Traditional Healers in the Nigerian Health Care Delivery System and the Debate over Integrating Traditional and Scientific Medicine

By Offlong, Daniel A. | Anthropological Quarterly, July 1999 | Go to article overview

Traditional Healers in the Nigerian Health Care Delivery System and the Debate over Integrating Traditional and Scientific Medicine


Offlong, Daniel A., Anthropological Quarterly


Relying on experience with a traditional healer, focus group discussions, and interviews with traditional healers, the author analyzes the functions and importance of traditional healers in the health care delivery system of Nigeria. It is concluded that in a society where healing involves not just the curing of disease but also the protection and promotion of human physical, spiritual, and material well-being, traditional healers remain the very embodiment of conscience and hope in their respective communities. The holistic and cathartic nature of their treatment and the fact that in certain places in the country they are the major or only source of health care, make them very important. The author also examines the debate over the possible integration of traditional and scientific medicine. It is concluded that outright integration would be too ambitious and practically impossible but that some form of cooperation is possible, given political will. Regardless of the official government policy on the issue, the two traditions are complementary and Nigerians patronize both of them. [Nigeria, traditional healers, Ibibio, integration of traditional and scientific medicine, health care delivery systems]

Introduction

African traditional healers have been variously referred to as herbalists, native doctors, native healers, traditional doctors, medicine men, witch doctors, among others. The title of "witch doctors" suggests that the singular role of this category of African specialists is to detect witches. Far from it; they do much more. Traditional healers are often the main source from which a large segment of African population receive their health care, especially since "healing" is far more than the curing of disease or illness.

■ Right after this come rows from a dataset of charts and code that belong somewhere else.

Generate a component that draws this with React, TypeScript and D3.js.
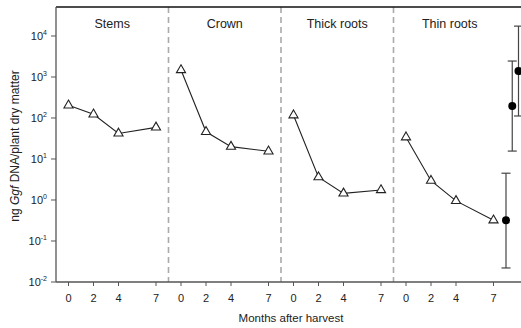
import React from 'react';
import * as d3 from 'd3';

const panels = ['Stems', 'Crown', 'Thick roots', 'Thin roots'];
const months = [0, 2, 4, 7];
const stems = [204, 123, 42, 59];
const crown = [1480, 46, 20, 15.4];
const thickRoots = [117, 3.6, 1.45, 1.75];
const thinRoots = [34, 2.96, 0.95, 0.32];
const series = [stems, crown, thickRoots, thinRoots];
// filled points with error bars, right of the thin roots panel
const extraMonths = [8, 8.5, 9];
const extraValues = [0.32, 195, 1400];
const extraLow = [0.022, 15.6, 112];
const extraHigh = [4.5, 2450, 17400];
const yTicks = [-2, -1, 0, 1, 2, 3, 4];

const W = 521;
const H = 328;
const left = 56;
const top = 7;
const bottom = 282;
const panelSpan = 9;

export default function App() {
  const x = d3.scaleLinear().domain([-1, 37]).range([left, left + 38 * 12.5]);
  const y = d3.scaleLog().domain([1e-2, Math.pow(10, 4.707)]).range([bottom, top]);
  const line = d3.line<[number, number]>().x(d => x(d[0])).y(d => y(d[1]));
  const tri = d3.symbol().type(d3.symbolTriangle).size(36);
  const font = 'Liberation Sans, Arial, sans-serif';
  const lastOff = 3 * panelSpan;

  return (
    <svg width={W} height={H} style={{ position: 'absolute', left: 0, top: 0 }} fontFamily={font}>
      <rect width={W} height={H} fill="#fff" />
      {/* dashed panel separators */}
      {[1, 2, 3].map(i => (
        <line key={i} x1={x(i * panelSpan - 1)} x2={x(i * panelSpan - 1)} y1={top} y2={bottom}
          stroke="#aaa" strokeWidth={1.6} strokeDasharray="6,4" />
      ))}
      {/* frame */}
      <line x1={left} x2={W} y1={top} y2={top} stroke="#111" strokeWidth={1.3} />
      <line x1={left} x2={left} y1={top} y2={bottom} stroke="#555" strokeWidth={1.3} />
      <line x1={left} x2={W} y1={bottom} y2={bottom} stroke="#555" strokeWidth={1.3} />
      {/* y ticks */}
      {yTicks.map(e => (
        <g key={e} transform={`translate(0,${y(Math.pow(10, e))})`}>
          <line x1={left - 5} x2={left} stroke="#555" />
          <text x={left - 9} y={4} textAnchor="end" fontSize={11} fill="#222">
            10<tspan dy={-5} fontSize={7}>{e}</tspan>
          </text>
        </g>
      ))}
      {/* x ticks */}
      {panels.map((p, i) => months.map(m => (
        <g key={p + m} transform={`translate(${x(i * panelSpan + m)},${bottom})`}>
          <line y1={0} y2={4} stroke="#555" />
          <text y={20} textAnchor="middle" fontSize={11} fill="#222">{m}</text>
        </g>
      )))}
      {/* panel titles */}
      {panels.map((p, i) => (
        <text key={p} x={x(i * panelSpan + 3.5)} y={28} textAnchor="middle" fontSize={12.5} fill="#222">{p}</text>
      ))}
      {/* series */}
      {series.map((s, i) => {
        const pts = months.map((m, j) => [i * panelSpan + m, s[j]] as [number, number]);
        return (
          <g key={i}>
            <path d={line(pts) || ''} fill="none" stroke="#222" strokeWidth={1.1} />
            {pts.map((d, j) => (
              <path key={j} d={tri() || ''} transform={`translate(${x(d[0])},${y(d[1])})`}
                fill="#fff" stroke="#222" strokeWidth={1.1} />
            ))}
          </g>
        );
      })}
      {/* error bars */}
      {extraMonths.map((m, i) => {
        const cx = x(lastOff + m);
        return (
          <g key={i} stroke="#444" strokeWidth={1.2}>
            <line x1={cx} x2={cx} y1={y(extraLow[i])} y2={y(extraHigh[i])} />
            <line x1={cx - 4.5} x2={cx + 4.5} y1={y(extraLow[i])} y2={y(extraLow[i])} />
            <line x1={cx - 4.5} x2={cx + 4.5} y1={y(extraHigh[i])} y2={y(extraHigh[i])} />
            <circle cx={cx} cy={y(extraValues[i])} r={4} fill="#000" stroke="none" />
          </g>
        );
      })}
      {/* axis labels */}
      <text transform={`translate(19,146) rotate(-90)`} textAnchor="middle" fontSize={12} fill="#222">
        ng <tspan fontStyle="italic">Ggf</tspan> DNA/plant dry matter
      </text>
      <text x={291} y={322} textAnchor="middle" fontSize={11.5} fill="#222">Months after harvest</text>
    </svg>
  );
}
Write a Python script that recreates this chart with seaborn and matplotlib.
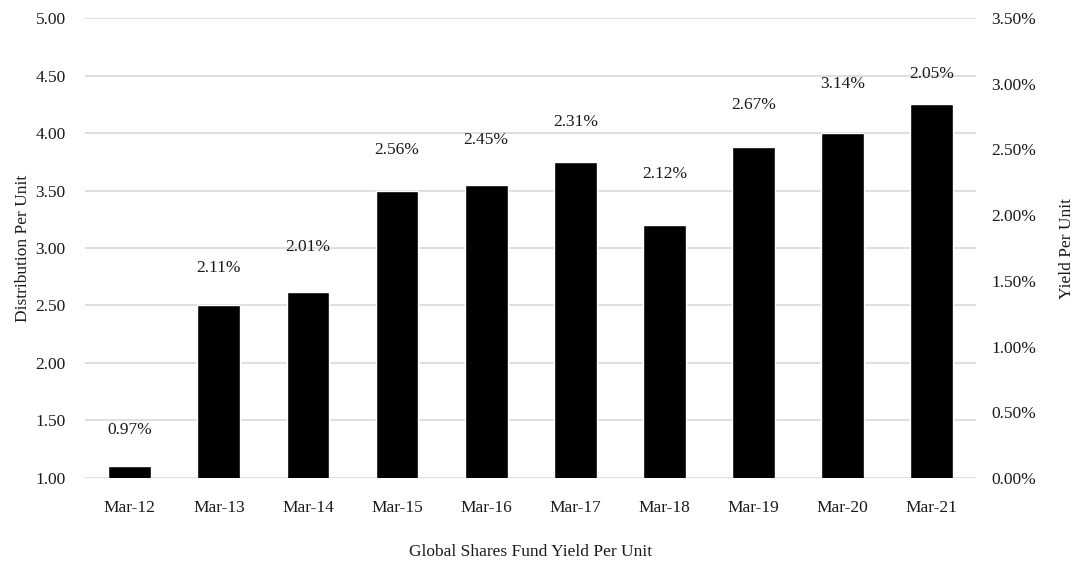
import numpy as np
import pandas as pd
import matplotlib
matplotlib.use("Agg")
import matplotlib.pyplot as plt
from matplotlib.ticker import FuncFormatter
import seaborn as sns

# Daten
periods = ["Mar-12", "Mar-13", "Mar-14", "Mar-15", "Mar-16",
           "Mar-17", "Mar-18", "Mar-19", "Mar-20", "Mar-21"]
distribution = [1.10, 2.50, 2.62, 3.50, 3.55, 3.75, 3.20, 3.88, 4.00, 4.25]
yield_pct = [0.97, 2.11, 2.01, 2.56, 2.45, 2.31, 2.12, 2.67, 3.14, 2.05]
# height of the yield labels (left axis units)
label_height = [1.42, 2.83, 3.01, 3.85, 3.94, 4.10, 3.64, 4.24, 4.43, 4.51]

df = pd.DataFrame({"period": periods, "distribution": distribution})

sns.set_style("white")
plt.rcParams["font.family"] = ["Liberation Serif", "DejaVu Serif"]
fs = 12.5
txt = "#1a1a1a"

fig = plt.figure(figsize=(10.92, 5.63), dpi=100)
ax = fig.add_axes([0.078, 0.151, 0.816, 0.817])

sns.barplot(data=df, x="period", y="distribution", color="black",
            width=0.48, ax=ax, zorder=3, saturation=1)

ax.set_ylim(1.0, 5.0)
ax.set_yticks(np.arange(1.0, 5.01, 0.5))
ax.yaxis.set_major_formatter(FuncFormatter(lambda v, p: f"{v:.2f}"))
ax.grid(axis="y", color="#d9d9d9", linewidth=1.2, zorder=0)
ax.set_axisbelow(True)
for s in ax.spines.values():
    s.set_visible(False)
ax.tick_params(axis="both", length=0, labelsize=fs, colors=txt)
ax.tick_params(axis="x", pad=16)
ax.tick_params(axis="y", pad=14)
ax.set_ylabel("Distribution Per Unit", fontsize=fs, color=txt, labelpad=3)
ax.set_xlabel("Global Shares Fund Yield Per Unit", fontsize=fs, color=txt, labelpad=20)

for i, (y, h) in enumerate(zip(yield_pct, label_height)):
    ax.text(i, h, f"{y:.2f}%", ha="center", va="center", fontsize=fs, color=txt)

ax2 = ax.twinx()
ax2.set_ylim(0, 0.035)
ax2.set_yticks(np.arange(0, 0.0351, 0.005))
ax2.yaxis.set_major_formatter(FuncFormatter(lambda v, p: f"{v*100:.2f}%"))
for s in ax2.spines.values():
    s.set_visible(False)
ax2.tick_params(axis="y", length=0, labelsize=fs, colors=txt, pad=11)
ax2.set_ylabel("Yield Per Unit", fontsize=fs, color=txt, labelpad=16)

fig.savefig("out.png", dpi=100)
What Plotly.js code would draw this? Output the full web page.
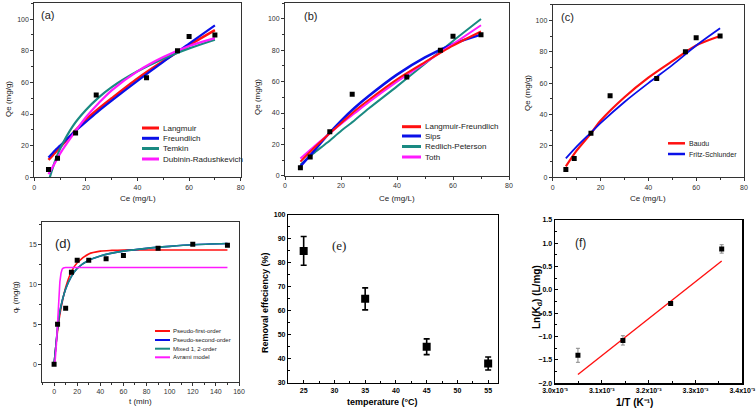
<!DOCTYPE html>
<html>
<head>
<meta charset="utf-8">
<script src="https://cdn.plot.ly/plotly-3.0.1.min.js"></script>
<style>html,body{margin:0;padding:0;background:#fff}#chart{width:756px;height:413px}</style>
</head>
<body>
<div id="chart"></div>
<script>
// ---------- DATA ----------
// isotherm experimental points (panels a, b, c)
const isoCe = [5.5, 9, 16, 24, 43.5, 55.5, 60, 70];
const isoQe = [5, 12, 28, 52, 63, 80, 89, 90];

// (a) fitted curves
const aFitX = [5.5, 8, 10, 15, 20, 25, 30, 40, 50, 60, 70];
const langmuirY = [11, 15.5, 19, 28, 36.5, 43.5, 50, 62.5, 73.5, 83.5, 93];
const freundlichY = [12.5, 17, 20, 28, 35, 42, 48.5, 61, 73, 84.5, 96];
const temkinX = [6, 8, 10, 15, 20, 25, 30, 40, 50, 60, 70];
const temkinY = [0, 10, 18, 32.5, 42.5, 50.5, 57, 67, 75, 81.5, 87];
const drY = [2, 9, 15, 27, 38, 47, 55, 67, 76, 83, 88];

// (b) fitted curves
const bFitX = [5.5, 10, 15, 20, 25, 30, 40, 50, 60, 70];
const lfY = [9, 17, 25.5, 33.5, 41.5, 48.5, 61.5, 72.5, 83, 92];
const sipsY = [6, 15, 25.5, 35, 43.5, 51, 64.5, 75.5, 84, 90];
const rpY = [7, 14, 21, 28.5, 35.5, 43, 57, 71.5, 86, 100];
const tothY = [11, 18, 25.5, 33, 40, 47, 60, 72, 84, 96];

// (c) fitted curves
const cFitX = [5.5, 10, 16, 20, 30, 40, 50, 60, 70];
const bauduY = [7, 17, 28, 36, 51, 63.5, 74, 84, 90];
const fritzY = [12, 19.5, 28.5, 34.5, 48, 60, 71.5, 84, 95];

// (d) kinetics
const kinT = [0, 3, 10, 15, 20, 30, 45, 60, 90, 120, 150];
const kinQ = [0, 5, 7, 11.5, 13, 13, 13.2, 13.6, 14.5, 15, 14.9];
const pfoT = [0, 2, 5, 10, 15, 20, 30, 40, 50, 60, 80, 100, 150];
const pfoQ = [0, 2.9, 6.2, 9.6, 11.6, 12.7, 13.8, 14.15, 14.25, 14.3, 14.3, 14.3, 14.3];
const mixT = [0, 2, 3, 5, 10, 15, 20, 30, 40, 50, 60, 80, 100, 120, 150];
const mixQ = [0, 3.0, 4.5, 6.6, 9.4, 11.0, 12.0, 13.0, 13.55, 13.9, 14.15, 14.5, 14.75, 14.95, 15.1];
const avT = [0, 1, 2, 3, 4, 5, 6, 7, 8, 10, 150];
const avQ = [0, 0.6, 2.5, 5.3, 8.2, 10.3, 11.4, 11.9, 12.05, 12.1, 12.1];

// (e) temperature effect
const tempC = [25, 35, 45, 55];
const removal = [85, 65, 45, 38];
const removalErr = [6, 4.6, 3.3, 2.7];

// (f) van't Hoff
const invT = [0.003049, 0.003145, 0.003247, 0.003356];
const lnKd = [-1.4, -1.08, -0.29, 0.88];
const lnKdErr = [0.15, 0.1, 0.03, 0.09];
const vhFitX = [0.003049, 0.003356];
const vhFitY = [-1.81, 0.62];
const fTickVals = [0.0030, 0.0031, 0.0032, 0.0033, 0.0034];
const fTickText = ['3.0x10⁻³', '3.1x10⁻³', '3.2x10⁻³', '3.3x10⁻³', '3.4x10⁻³'];

// ---------- STYLE / LAYOUT ----------
const W = 756, H = 413;
const RED = '#ff1010', BLUE = '#0a10e8', TEAL = '#1a8a82', MAG = '#ff1aff';
const SANS = 'Liberation Sans, Arial, sans-serif';

function px(x) { return x / W; }
function py(y) { return 1 - y / H; }

const traces = [];
function line(x, y, xa, ya, color, width, shape) {
  traces.push({x: x, y: y, xaxis: xa, yaxis: ya, mode: 'lines', showlegend: false,
    line: {color: color, width: width, shape: shape || 'spline', smoothing: 0.8}, hoverinfo: 'skip'});
}
function pts(x, y, xa, ya, size, err, errColor, errThick, errW) {
  const t = {x: x, y: y, xaxis: xa, yaxis: ya, mode: 'markers', showlegend: false,
    marker: {symbol: 'square', color: '#000', size: size}};
  if (err) t.error_y = {type: 'data', array: err, visible: true, color: errColor, thickness: errThick, width: errW};
  traces.push(t);
}

// (a)
line(aFitX, langmuirY, 'x', 'y', RED, 2.5);
line(aFitX, freundlichY, 'x', 'y', BLUE, 2.2);
line(temkinX, temkinY, 'x', 'y', TEAL, 2.2);
line(aFitX, drY, 'x', 'y', MAG, 2.2);
pts(isoCe, isoQe, 'x', 'y', 5);
// (b)
line(bFitX, rpY, 'x2', 'y2', TEAL, 2);
line(bFitX, sipsY, 'x2', 'y2', BLUE, 2.5);
line(bFitX, tothY, 'x2', 'y2', MAG, 2);
line(bFitX, lfY, 'x2', 'y2', RED, 2);
pts(isoCe, isoQe, 'x2', 'y2', 5);
// (c)
line(cFitX, bauduY, 'x3', 'y3', RED, 2.2);
line(cFitX, fritzY, 'x3', 'y3', BLUE, 1.8);
pts(isoCe, isoQe, 'x3', 'y3', 5);
// (d)
line(pfoT, pfoQ, 'x4', 'y4', RED, 1.6);
line(mixT, mixQ, 'x4', 'y4', BLUE, 1.6);
line(mixT, mixQ, 'x4', 'y4', TEAL, 1.6);
line(avT, avQ, 'x4', 'y4', MAG, 1.6, 'linear');
pts(kinT, kinQ, 'x4', 'y4', 5);
// (e)
pts(tempC, removal, 'x5', 'y5', 8, removalErr, '#000', 1.6, 3);
// (f)
line(vhFitX, vhFitY, 'x6', 'y6', RED, 1.4, 'linear');
pts(invT, lnKd, 'x6', 'y6', 5, lnKdErr, '#888', 1, 2);

function axis(d0, d1, range, dtick, minor, anchor, o) {
  const a = {domain: [d0, d1], range: range, dtick: dtick, anchor: anchor,
    showgrid: false, zeroline: false, showline: true, mirror: true,
    linecolor: '#333', linewidth: 1, ticks: 'outside', ticklen: 3, tickwidth: 1, tickcolor: '#333',
    minor: {dtick: minor, ticks: 'outside', ticklen: 2, tickcolor: '#333', showgrid: false},
    tickfont: {size: 7, family: SANS, color: '#333'}, fixedrange: true};
  return Object.assign(a, o || {});
}
const bold = {size: 7, family: SANS, color: '#000', weight: 'bold'};
const layout = {
  width: W, height: H, margin: {l: 0, r: 0, t: 0, b: 0},
  paper_bgcolor: '#fff', plot_bgcolor: '#fff', showlegend: false,
  xaxis: axis(px(34.3), px(240.7), [0, 80], 20, 10, 'y'),
  yaxis: axis(py(177.3), py(3.3), [0, 110], 20, 10, 'x'),
  xaxis2: axis(px(285), px(509), [0, 80], 20, 10, 'y2'),
  yaxis2: axis(py(175.7), py(3.3), [0, 110], 20, 10, 'x2'),
  xaxis3: axis(px(552.7), px(744), [0, 80], 20, 10, 'y3'),
  yaxis3: axis(py(177.3), py(4.7), [0, 110], 20, 10, 'x3'),
  xaxis4: axis(px(42.3), px(239), [-10.2, 160], 20, 10, 'y4'),
  yaxis4: axis(py(381.7), py(222), [-2.2, 17.8], 5, 2.5, 'x4'),
  xaxis5: axis(px(288.3), px(498), [22.5, 56.6], 5, 2.5, 'y5',
    {ticks: 'inside', linecolor: '#000', linewidth: 1.4, tickcolor: '#000',
     minor: {dtick: 2.5, ticks: 'inside', ticklen: 2, tickcolor: '#000'}, tickfont: bold}),
  yaxis5: axis(py(382.7), py(215), [30, 100], 10, 5, 'x5',
    {ticks: 'inside', linecolor: '#000', linewidth: 1.4, tickcolor: '#000',
     minor: {dtick: 5, ticks: 'inside', ticklen: 2, tickcolor: '#000'}, tickfont: bold}),
  xaxis6: axis(px(555), px(742.3), [0.003, 0.0034], null, 0.00005, 'y6',
    {tickmode: 'array', tickvals: fTickVals, ticktext: fTickText, ticks: 'inside',
     linecolor: '#000', linewidth: 1.4, tickcolor: '#000',
     minor: {dtick: 0.00005, ticks: 'inside', ticklen: 2, tickcolor: '#000'},
     tickfont: {size: 7, family: SANS, color: '#000', weight: 'bold'}}),
  yaxis6: axis(py(383.3), py(220), [-2, 1.5], 0.5, 0.25, 'x6',
    {tickformat: '.1f', ticks: 'inside', linecolor: '#000', linewidth: 1.4, tickcolor: '#000',
     minor: {dtick: 0.25, ticks: 'inside', ticklen: 2, tickcolor: '#000'},
     tickfont: {size: 7, family: SANS, color: '#000', weight: 'bold'}}),
  annotations: [], shapes: []
};

function note(text, x, y, o) {
  layout.annotations.push(Object.assign({text: text, xref: 'paper', yref: 'paper', x: px(x), y: py(y),
    xanchor: 'center', yanchor: 'middle', showarrow: false,
    font: {size: 8, family: SANS, color: '#222'}}, o || {}));
}
// axis titles
note('Qe (mg/g)', 8, 99, {textangle: -90});
note('Ce (mg/L)', 138, 199);
note('Qe (mg/g)', 257, 97, {textangle: -90});
note('Ce (mg/L)', 397, 199);
note('Qe (mg/g)', 527, 93, {textangle: -90});
note('Ce (mg/L)', 648, 199);
note('qₜ (mg/g)', 15, 297, {textangle: -90, font: {size: 8, family: SANS, color: '#222'}});
note('t (min)', 140, 401, {font: {size: 8, family: SANS, color: '#222'}});
note('Removal effeciency (%)', 265, 303, {textangle: -90, font: {size: 9, family: SANS, color: '#000', weight: 'bold'}});
note('temperature (°C)', 382, 402, {font: {size: 9, family: SANS, color: '#000', weight: 'bold'}});
note('Ln(K<sub>d</sub>) (L/mg)', 537, 297, {textangle: -90, font: {size: 10, family: SANS, color: '#000', weight: 'bold'}});
note('1/T (K⁻¹)', 634, 402, {font: {size: 10, family: SANS, color: '#000', weight: 'bold'}});
// panel labels
note('(a)', 47, 15, {font: {size: 11, family: SANS, color: '#222'}});
note('(b)', 310, 16, {font: {size: 11, family: SANS, color: '#222'}});
note('(c)', 567, 17, {font: {size: 11, family: SANS, color: '#222'}});
note('(d)', 63, 244, {font: {size: 13, family: SANS, color: '#222'}});
note('(e)', 339, 245, {font: {size: 13, family: 'Liberation Serif, Times New Roman, serif', color: '#222'}});
note('(f)', 580, 243, {font: {size: 12, family: SANS, color: '#222'}});

// legends (drawn as line samples + text)
function legend(items, x0, x1, xt, ys, size, lw) {
  items.forEach(function (it, i) {
    layout.shapes.push({type: 'line', xref: 'paper', yref: 'paper', x0: px(x0), x1: px(x1),
      y0: py(ys[i]), y1: py(ys[i]), line: {color: it[1], width: lw}});
    note(it[0], xt, ys[i], {xanchor: 'left', font: {size: size, family: SANS, color: '#222'}});
  });
}
legend([['Langmuir', RED], ['Freundlich', BLUE], ['Temkin', TEAL], ['Dubinin-Radushkevich', MAG]],
  142, 159, 161, [128, 138.3, 148.5, 159], 8, 3);
legend([['Langmuir-Freundlich', RED], ['Sips', BLUE], ['Redlich-Peterson', TEAL], ['Toth', MAG]],
  402, 421, 423, [126.7, 136, 146.5, 157], 8, 3);
legend([['Baudu', RED], ['Fritz-Schlunder', BLUE]],
  668, 685, 686.5, [143.3, 154], 7, 2.5);
legend([['Pseudo-first-order', RED], ['Pseudo-second-order', BLUE], ['Mixed 1, 2-order', TEAL], ['Avrami model', MAG]],
  155, 170, 171, [331, 340, 348.7, 357.3], 6, 2);

Plotly.newPlot('chart', traces, layout, {staticPlot: true, displayModeBar: false});
</script>
</body>
</html>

In Nigeria as well as in other developing countries, scientific and traditional medicine exist side by side and the two systems are patronized by health consumers; both complement each other (Oyebola 1981; Warren et al. 1982; Offiong 1991). In certain places the traditional healers are often the only source of health care for between 80-90% of the population. The World Health Organization (WHO) has been quite aware of the problems associated with health care delivery in developing and poor countries of the world. Thus in 1978 it declared the Primary Health Care (PHQ strategy which was to be adopted by the member states. The strategy called for the promotion and development of traditional medicine (WHO 1978). The result has been the enormous interest in the actual and potential role of traditional medical systems in the provision of health services, especially in the poor countries of the developing world (Bishaw 1991). This situation continues to generate debate as to whether traditional and scientific medicine can ever be integrated. Nigeria has been involved in this debate although the government has remained lackadaisical about a clear national policy on the matter.

I seek in this article to share my experience as a clerk to a renowned traditional healer, my uncle. I then describe the functions and therefore the importance of traditional healers in the Ibibio community of southeast Nigeria in particular and in Nigeria in general. Finally, I summarize arguments for and against the integration of traditional medicine into scientific medicine. I begin with brief description of my experience that is germane to this article.

Background

At home, in an Ibibio community in southeastern Nigeria, I had a paternal uncle (whom I will call Oko, not his real name) who was a renowned traditional healer (abia ibok-). Since his compound was directly opposite my father's, this offered me, my brothers and sisters, and sometimes my cousins and friends a great opportunity to watch my uncle's healing operations. Oko was a Methodist convert but when the evangelical zeal of the missionaries prohibited members from engaging in any traditional practices which they branded heathenish, he was one of the first to quit the church to become a full time traditional healer.